Therefre the series {\sum|a_{n}x^{n}|} converges by comparison, and the absolute convergence test tells us {\sum a_{n}x^{n}} converges. Therefore {\sum a_{n}x^{n}} is absolutely convergent.

Example 2. Find the values of {x} for which
(15)\displaystyle  \sum^{\infty}_{n=1}\frac{(x+7)^{n}}{\sqrt{n}}

Solution: Using the absolute ratio test, we find
(16)\displaystyle  \begin{aligned} \lim_{n\rightarrow\infty}\left|\frac{\left(\displaystyle\frac{(x+7)^{n+1}}{\sqrt{n+1}}\right)}{\left(\displaystyle\frac{(x+7)^{n}}{\sqrt{n}}\right)}\right| &=\lim_{n\rightarrow\infty}\frac{\sqrt{n}}{\sqrt{n+1}}|x+7|\\ &=|x+7|. \end{aligned}
We get convergence for {|x+7|<1}. So
(17)\displaystyle  -1<x+7<1\quad\Longrightarrow\quad-8<x<-6.
We have to check the boundary cases.

When {x=-6}, we have
(18)\displaystyle  \sum^{\infty}\frac{(7-6)^{n}}{\sqrt{n}}=\sum^{\infty}_{n=1}\frac{1}{\sqrt{n}}
which diverges by the integral test (or the comparison test with the Harmonic series). For {x=-8} we have our series become
(19)\displaystyle  \sum^{\infty}_{n=1}\frac{(-1)^{n}}{\sqrt{n}}
which converges by the alternating series test.
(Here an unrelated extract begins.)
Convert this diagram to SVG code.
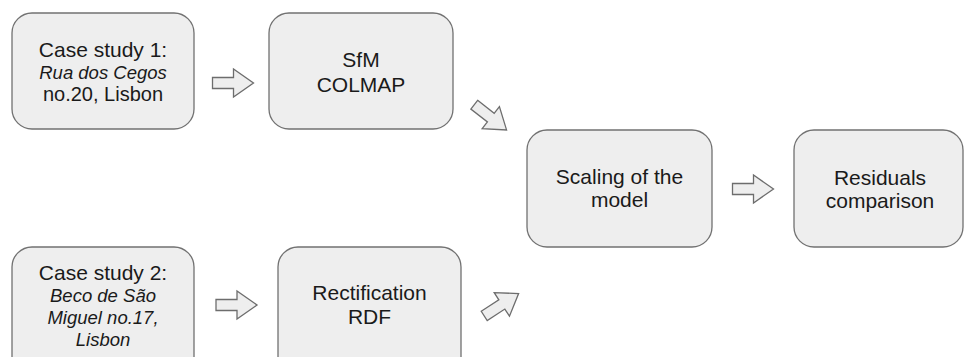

Exercise 1. Find the values of x for which
\displaystyle\sum^{\infty}_{n=0}\frac{(x-5)^{n}}{\sqrt{2n+3}} converges.


About Alex Nelson

I like math. I like programming. Most of all, I love puzzles.
This entry was posted in Analysis, Calculus, Infinite Series, Power Series and tagged . Bookmark the permalink.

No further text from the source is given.